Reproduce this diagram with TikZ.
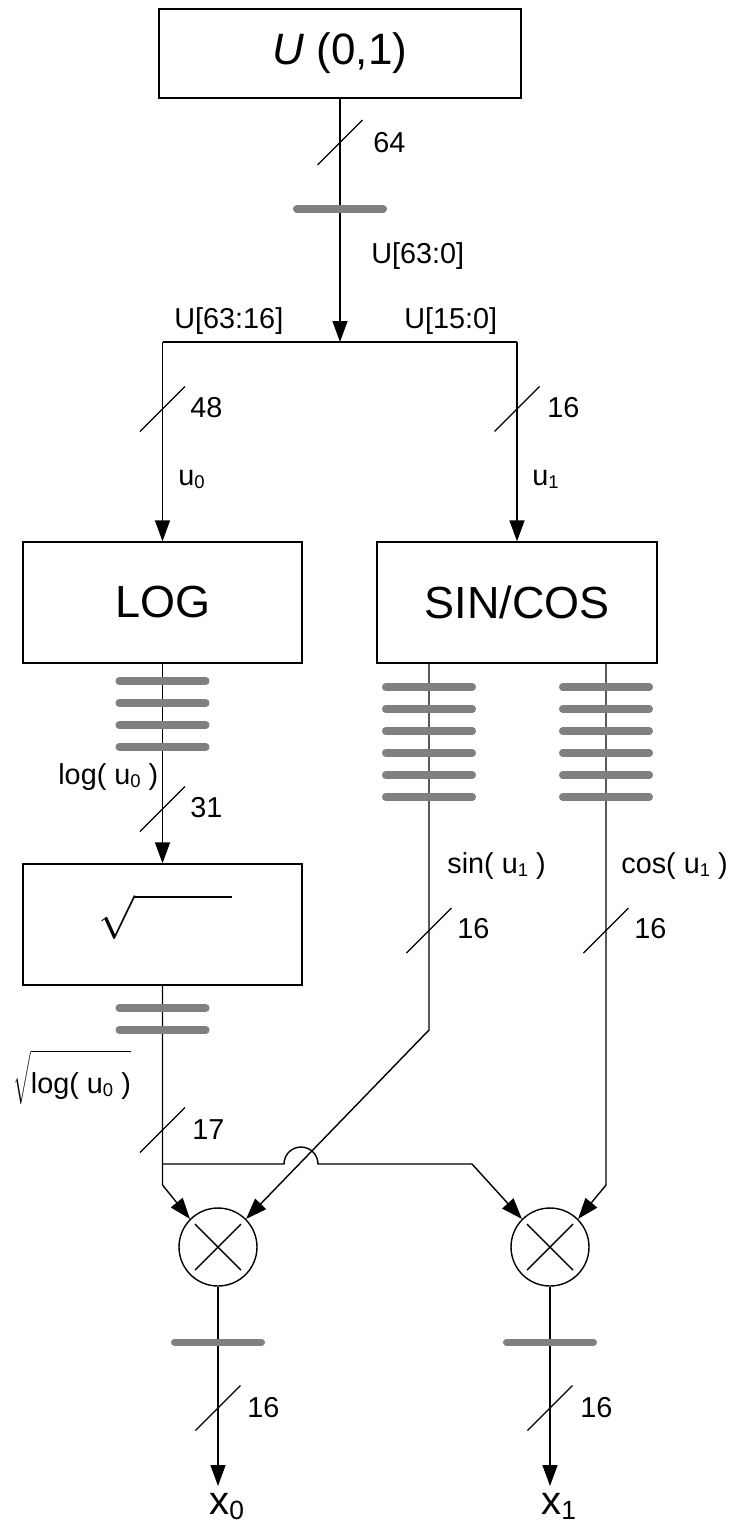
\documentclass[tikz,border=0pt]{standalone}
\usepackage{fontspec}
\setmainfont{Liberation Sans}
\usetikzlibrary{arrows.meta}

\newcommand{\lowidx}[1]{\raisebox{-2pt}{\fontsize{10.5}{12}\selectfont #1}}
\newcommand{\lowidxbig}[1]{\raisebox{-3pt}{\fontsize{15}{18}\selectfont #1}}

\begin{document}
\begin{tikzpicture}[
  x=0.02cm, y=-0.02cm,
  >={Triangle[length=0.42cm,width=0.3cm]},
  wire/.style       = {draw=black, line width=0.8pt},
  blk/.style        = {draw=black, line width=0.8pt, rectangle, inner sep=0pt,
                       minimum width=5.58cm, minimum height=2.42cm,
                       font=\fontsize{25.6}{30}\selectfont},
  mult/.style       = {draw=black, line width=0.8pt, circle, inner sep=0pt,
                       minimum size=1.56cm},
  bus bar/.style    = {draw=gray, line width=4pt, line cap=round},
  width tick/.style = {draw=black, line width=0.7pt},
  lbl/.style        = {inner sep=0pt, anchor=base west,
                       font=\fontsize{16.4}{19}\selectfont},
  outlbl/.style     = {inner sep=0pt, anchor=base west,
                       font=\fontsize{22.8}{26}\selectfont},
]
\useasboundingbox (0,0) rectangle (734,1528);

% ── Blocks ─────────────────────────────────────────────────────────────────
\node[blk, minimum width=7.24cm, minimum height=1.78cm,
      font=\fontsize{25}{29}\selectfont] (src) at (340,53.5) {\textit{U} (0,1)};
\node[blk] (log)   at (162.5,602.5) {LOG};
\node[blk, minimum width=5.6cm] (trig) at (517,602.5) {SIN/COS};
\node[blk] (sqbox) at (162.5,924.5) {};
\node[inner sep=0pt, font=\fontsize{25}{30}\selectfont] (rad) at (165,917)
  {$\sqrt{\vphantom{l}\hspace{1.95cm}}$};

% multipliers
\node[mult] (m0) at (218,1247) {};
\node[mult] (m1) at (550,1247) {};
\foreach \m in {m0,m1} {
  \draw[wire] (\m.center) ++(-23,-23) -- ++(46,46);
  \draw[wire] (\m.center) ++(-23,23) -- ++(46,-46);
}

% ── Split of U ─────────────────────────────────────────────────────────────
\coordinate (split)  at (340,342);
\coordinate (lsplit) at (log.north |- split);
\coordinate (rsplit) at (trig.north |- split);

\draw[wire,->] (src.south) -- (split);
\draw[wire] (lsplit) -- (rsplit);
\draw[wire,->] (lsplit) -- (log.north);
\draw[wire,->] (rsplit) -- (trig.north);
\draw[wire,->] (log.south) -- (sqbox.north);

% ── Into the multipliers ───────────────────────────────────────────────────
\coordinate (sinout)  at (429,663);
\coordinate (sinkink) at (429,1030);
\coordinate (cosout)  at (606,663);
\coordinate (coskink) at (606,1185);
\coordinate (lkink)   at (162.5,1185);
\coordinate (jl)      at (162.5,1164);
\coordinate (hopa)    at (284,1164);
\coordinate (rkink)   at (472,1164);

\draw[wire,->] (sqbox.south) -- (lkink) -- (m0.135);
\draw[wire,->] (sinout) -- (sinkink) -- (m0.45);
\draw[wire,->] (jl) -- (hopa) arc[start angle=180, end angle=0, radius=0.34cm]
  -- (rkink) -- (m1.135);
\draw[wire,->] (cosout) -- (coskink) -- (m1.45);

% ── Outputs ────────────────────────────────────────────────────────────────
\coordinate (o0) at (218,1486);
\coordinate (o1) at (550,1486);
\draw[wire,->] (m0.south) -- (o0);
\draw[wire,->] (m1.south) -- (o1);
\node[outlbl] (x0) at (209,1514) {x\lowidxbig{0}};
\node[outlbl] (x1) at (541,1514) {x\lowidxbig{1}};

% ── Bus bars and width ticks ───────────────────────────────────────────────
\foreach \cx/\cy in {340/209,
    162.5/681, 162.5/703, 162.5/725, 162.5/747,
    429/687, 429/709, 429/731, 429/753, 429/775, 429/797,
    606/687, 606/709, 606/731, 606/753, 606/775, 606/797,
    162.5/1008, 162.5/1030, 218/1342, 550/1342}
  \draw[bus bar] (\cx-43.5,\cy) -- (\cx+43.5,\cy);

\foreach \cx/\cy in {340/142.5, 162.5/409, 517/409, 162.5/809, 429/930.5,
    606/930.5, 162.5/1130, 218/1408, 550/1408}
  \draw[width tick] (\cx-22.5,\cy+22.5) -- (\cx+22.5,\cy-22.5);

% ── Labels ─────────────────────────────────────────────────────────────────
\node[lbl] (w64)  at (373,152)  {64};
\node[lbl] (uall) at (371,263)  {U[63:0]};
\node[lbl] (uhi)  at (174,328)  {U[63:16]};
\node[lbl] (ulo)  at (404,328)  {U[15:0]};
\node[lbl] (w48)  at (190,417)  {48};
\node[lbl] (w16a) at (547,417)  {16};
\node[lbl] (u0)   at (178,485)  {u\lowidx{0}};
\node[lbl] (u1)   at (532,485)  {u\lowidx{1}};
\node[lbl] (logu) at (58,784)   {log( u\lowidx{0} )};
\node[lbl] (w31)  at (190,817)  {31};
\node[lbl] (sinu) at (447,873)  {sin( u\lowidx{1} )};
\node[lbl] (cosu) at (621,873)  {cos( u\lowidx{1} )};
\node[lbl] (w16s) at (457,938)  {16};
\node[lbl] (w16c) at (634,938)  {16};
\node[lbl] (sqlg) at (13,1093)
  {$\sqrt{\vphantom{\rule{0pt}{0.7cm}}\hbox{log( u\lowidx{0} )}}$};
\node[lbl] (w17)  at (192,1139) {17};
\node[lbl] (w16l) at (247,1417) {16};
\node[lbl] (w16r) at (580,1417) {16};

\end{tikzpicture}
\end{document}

------------------------------------

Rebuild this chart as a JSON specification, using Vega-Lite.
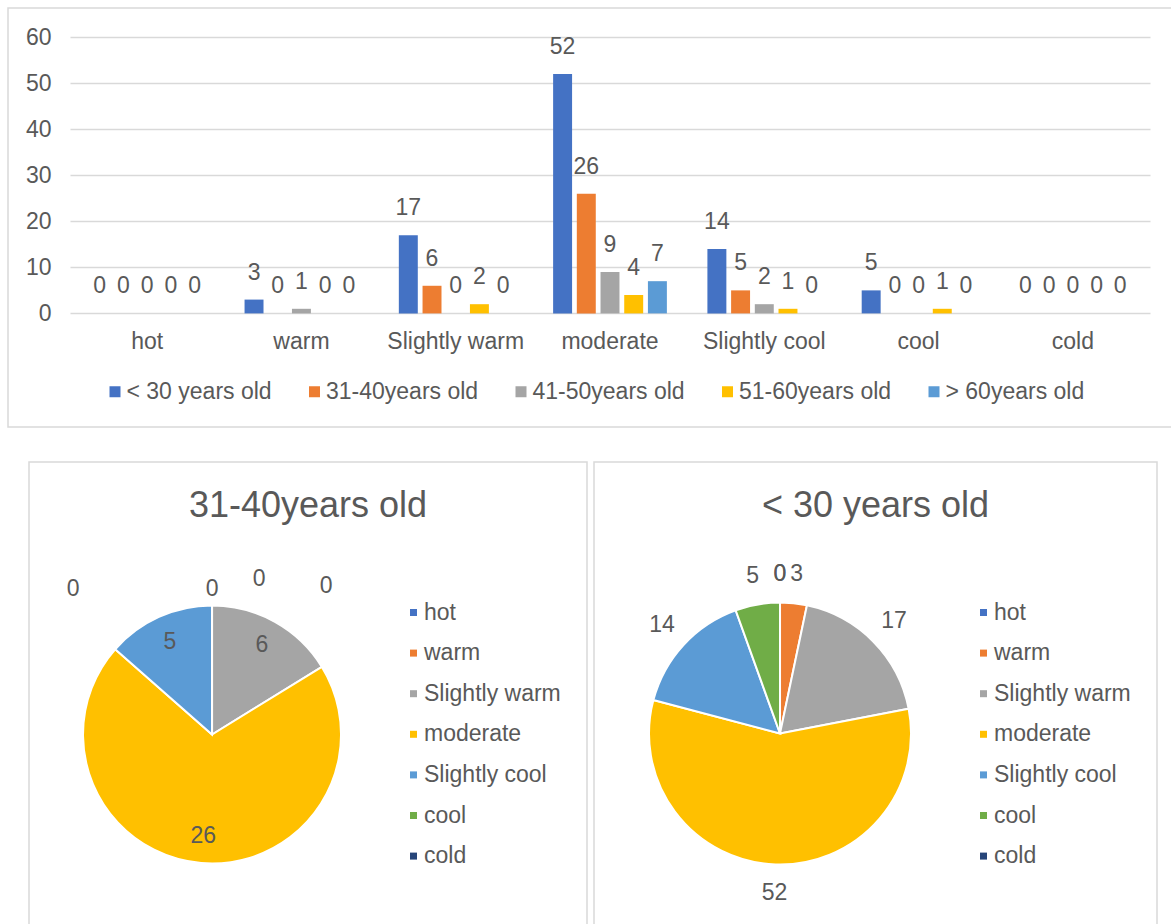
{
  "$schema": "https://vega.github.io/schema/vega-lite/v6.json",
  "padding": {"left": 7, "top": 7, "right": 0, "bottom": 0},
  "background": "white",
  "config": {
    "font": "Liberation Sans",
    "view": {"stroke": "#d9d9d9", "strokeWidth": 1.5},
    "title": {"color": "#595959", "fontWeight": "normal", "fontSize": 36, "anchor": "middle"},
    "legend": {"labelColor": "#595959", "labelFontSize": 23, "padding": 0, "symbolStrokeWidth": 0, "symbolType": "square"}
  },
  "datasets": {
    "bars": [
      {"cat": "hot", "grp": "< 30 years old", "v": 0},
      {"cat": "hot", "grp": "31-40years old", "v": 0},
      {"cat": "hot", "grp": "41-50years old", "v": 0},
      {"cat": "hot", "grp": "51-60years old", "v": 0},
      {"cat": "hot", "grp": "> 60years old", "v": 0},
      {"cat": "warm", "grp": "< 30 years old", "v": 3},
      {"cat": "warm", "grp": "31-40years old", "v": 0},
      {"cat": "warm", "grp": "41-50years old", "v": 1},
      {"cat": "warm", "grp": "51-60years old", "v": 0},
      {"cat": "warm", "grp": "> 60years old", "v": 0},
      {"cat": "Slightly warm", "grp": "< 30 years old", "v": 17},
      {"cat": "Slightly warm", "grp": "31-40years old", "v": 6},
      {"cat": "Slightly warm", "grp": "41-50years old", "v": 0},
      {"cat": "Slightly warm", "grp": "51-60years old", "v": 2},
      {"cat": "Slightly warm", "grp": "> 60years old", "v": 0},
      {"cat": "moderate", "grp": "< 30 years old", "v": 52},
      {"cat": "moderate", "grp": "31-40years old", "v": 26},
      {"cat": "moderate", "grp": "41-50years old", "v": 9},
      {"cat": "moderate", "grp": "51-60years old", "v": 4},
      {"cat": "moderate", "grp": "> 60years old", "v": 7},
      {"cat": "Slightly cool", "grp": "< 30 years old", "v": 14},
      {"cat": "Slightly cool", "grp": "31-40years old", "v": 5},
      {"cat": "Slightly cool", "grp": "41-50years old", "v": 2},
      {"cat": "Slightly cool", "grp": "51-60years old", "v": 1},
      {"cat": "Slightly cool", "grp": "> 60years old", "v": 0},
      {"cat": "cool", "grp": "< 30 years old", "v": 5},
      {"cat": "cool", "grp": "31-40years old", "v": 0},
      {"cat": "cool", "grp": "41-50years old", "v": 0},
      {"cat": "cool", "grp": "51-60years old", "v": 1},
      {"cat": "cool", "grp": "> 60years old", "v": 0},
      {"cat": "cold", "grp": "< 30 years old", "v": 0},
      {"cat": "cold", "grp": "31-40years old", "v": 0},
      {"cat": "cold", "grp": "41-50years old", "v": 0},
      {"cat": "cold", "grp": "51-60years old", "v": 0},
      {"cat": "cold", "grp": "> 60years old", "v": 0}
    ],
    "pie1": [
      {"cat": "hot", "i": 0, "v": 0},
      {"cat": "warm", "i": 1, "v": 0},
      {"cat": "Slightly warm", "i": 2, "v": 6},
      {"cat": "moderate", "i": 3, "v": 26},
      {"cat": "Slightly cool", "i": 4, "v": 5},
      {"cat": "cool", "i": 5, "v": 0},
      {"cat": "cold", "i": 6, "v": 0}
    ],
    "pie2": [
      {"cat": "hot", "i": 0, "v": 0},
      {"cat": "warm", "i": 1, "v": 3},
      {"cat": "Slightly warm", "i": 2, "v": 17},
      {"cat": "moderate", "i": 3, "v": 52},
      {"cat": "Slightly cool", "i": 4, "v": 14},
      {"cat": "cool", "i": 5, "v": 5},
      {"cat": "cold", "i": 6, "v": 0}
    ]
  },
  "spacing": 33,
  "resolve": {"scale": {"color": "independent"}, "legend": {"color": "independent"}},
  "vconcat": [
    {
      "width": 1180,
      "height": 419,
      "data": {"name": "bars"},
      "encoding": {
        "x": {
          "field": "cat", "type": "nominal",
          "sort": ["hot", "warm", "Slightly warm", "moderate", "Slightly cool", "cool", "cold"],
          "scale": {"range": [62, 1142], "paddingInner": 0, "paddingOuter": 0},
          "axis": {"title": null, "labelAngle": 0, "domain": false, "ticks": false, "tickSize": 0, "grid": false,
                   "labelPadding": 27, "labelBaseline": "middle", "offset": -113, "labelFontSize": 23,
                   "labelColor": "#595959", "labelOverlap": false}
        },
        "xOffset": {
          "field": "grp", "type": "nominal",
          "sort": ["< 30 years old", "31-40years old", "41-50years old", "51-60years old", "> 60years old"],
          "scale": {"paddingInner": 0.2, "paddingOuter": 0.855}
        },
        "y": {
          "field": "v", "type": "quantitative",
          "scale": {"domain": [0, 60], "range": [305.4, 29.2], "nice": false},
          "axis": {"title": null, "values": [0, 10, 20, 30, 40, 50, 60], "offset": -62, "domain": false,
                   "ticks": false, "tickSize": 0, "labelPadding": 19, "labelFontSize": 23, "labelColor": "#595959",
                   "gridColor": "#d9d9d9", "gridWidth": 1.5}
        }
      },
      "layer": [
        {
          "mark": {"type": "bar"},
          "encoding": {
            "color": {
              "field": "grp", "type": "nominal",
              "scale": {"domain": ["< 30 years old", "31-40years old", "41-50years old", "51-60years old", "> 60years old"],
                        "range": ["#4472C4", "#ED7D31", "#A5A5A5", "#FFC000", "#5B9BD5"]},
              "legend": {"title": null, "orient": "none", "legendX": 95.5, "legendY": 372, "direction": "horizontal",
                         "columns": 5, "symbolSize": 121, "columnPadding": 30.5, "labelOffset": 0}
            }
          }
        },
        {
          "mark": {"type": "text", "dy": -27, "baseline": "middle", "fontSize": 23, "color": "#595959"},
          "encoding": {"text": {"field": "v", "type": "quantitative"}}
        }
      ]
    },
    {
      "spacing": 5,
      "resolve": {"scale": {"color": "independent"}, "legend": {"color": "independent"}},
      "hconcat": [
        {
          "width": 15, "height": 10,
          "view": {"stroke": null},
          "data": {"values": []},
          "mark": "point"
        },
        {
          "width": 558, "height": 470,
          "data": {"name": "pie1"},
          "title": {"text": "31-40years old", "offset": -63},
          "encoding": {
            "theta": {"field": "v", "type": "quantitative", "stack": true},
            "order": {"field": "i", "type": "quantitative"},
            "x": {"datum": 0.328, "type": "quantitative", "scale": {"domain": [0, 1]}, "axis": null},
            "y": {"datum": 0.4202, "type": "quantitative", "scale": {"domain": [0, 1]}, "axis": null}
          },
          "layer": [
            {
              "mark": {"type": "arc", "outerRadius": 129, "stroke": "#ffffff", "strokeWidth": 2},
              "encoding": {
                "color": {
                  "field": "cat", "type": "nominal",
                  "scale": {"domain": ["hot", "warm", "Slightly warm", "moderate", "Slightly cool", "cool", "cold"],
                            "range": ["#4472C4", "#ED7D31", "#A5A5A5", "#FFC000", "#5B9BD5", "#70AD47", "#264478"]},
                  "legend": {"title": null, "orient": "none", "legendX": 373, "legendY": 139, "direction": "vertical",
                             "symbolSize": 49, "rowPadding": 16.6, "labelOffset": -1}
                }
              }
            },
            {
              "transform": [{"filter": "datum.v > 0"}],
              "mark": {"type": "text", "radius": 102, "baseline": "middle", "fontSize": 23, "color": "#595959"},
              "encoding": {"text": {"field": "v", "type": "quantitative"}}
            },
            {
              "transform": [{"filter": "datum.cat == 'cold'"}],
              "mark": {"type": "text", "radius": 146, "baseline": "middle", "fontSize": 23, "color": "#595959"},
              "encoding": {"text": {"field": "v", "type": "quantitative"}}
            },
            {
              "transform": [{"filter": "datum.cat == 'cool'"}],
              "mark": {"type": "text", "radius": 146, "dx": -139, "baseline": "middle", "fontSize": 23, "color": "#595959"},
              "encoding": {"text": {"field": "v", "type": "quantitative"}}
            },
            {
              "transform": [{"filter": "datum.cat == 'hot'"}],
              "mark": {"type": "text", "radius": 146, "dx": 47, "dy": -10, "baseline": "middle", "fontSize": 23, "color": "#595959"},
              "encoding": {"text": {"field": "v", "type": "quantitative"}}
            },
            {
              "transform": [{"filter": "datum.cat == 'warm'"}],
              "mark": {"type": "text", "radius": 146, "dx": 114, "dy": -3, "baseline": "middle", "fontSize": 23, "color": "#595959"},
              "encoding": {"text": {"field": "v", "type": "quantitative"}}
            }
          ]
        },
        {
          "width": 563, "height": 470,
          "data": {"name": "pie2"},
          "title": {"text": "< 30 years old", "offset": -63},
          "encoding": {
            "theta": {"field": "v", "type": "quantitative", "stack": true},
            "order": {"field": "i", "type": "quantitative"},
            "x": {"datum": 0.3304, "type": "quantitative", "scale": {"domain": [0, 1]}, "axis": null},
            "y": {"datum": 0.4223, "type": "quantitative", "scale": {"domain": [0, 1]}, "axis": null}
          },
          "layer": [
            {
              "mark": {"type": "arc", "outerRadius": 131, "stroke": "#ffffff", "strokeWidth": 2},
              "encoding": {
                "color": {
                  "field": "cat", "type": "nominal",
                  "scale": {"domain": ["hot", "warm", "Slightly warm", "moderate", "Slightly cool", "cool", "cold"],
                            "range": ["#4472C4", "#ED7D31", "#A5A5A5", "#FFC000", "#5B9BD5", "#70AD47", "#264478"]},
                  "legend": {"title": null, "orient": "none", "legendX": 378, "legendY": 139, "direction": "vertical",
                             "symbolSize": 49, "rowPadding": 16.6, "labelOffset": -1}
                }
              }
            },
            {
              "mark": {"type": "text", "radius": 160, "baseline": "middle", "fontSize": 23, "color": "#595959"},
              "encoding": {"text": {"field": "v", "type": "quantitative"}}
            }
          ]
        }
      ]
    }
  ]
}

------------------------------------

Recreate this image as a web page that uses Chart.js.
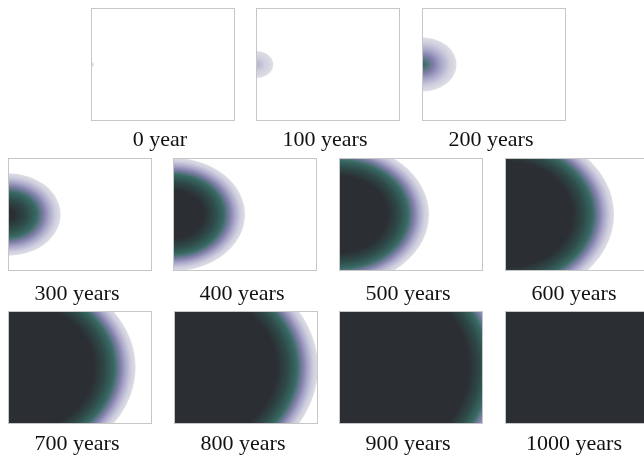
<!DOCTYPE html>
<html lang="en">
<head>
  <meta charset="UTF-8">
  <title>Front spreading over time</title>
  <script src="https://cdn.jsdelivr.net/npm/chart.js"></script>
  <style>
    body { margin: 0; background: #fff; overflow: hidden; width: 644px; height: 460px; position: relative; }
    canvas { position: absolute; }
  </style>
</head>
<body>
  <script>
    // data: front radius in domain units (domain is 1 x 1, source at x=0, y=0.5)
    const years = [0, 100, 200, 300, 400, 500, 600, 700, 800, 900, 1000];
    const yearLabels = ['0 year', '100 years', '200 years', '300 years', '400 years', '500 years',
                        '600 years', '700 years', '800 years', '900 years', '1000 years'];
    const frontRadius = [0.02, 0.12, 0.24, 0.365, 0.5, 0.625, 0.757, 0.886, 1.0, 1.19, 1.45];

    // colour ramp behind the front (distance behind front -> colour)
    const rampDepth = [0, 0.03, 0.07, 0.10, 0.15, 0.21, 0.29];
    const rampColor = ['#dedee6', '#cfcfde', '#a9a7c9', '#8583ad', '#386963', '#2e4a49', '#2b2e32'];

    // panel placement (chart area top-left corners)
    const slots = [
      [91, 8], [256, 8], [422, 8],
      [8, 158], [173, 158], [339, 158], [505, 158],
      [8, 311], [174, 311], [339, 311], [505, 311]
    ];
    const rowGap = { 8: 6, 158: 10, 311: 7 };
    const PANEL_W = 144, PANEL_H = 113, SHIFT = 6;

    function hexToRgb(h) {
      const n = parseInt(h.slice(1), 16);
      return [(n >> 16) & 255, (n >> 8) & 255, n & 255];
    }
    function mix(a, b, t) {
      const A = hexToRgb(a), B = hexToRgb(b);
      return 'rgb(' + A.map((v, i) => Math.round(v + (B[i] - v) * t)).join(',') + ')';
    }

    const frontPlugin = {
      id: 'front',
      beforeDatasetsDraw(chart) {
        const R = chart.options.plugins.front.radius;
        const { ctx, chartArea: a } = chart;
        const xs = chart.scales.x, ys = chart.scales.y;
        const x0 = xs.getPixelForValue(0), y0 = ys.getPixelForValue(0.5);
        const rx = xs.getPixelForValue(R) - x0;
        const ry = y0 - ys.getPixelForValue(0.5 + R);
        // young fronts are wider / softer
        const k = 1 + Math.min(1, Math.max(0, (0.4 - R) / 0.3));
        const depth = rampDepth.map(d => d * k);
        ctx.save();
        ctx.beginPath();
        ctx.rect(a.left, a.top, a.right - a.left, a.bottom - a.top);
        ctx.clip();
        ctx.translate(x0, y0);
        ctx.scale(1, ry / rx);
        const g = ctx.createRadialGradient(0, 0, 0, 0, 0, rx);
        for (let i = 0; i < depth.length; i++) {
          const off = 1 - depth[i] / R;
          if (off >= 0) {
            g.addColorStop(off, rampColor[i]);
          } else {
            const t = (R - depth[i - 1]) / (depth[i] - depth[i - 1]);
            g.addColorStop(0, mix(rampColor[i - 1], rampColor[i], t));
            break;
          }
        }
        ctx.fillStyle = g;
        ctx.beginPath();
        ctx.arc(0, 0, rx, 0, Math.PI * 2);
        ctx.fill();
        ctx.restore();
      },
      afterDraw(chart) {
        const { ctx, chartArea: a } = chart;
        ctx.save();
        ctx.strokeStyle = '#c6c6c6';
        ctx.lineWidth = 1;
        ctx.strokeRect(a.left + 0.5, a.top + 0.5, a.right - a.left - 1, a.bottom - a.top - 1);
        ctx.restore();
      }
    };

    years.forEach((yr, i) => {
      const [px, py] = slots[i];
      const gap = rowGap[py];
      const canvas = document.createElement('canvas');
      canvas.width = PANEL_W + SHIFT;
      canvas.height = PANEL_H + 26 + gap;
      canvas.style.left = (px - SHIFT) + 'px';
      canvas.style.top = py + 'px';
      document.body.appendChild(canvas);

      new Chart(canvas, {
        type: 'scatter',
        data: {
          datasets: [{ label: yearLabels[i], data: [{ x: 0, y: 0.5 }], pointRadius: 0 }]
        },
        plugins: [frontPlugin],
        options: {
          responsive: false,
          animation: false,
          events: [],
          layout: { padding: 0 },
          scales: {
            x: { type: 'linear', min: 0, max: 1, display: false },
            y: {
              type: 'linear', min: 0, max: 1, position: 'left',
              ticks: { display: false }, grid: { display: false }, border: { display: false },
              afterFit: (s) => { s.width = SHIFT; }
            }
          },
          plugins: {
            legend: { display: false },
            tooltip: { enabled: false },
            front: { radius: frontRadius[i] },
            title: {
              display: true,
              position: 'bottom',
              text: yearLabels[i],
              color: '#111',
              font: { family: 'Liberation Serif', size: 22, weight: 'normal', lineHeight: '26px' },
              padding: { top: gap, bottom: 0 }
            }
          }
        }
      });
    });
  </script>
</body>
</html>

------------------------------------

• [What the task asks] Tally the lines in the entries above that hold the word "this". Reply with nothing but that count.

• [Solved exercise] 3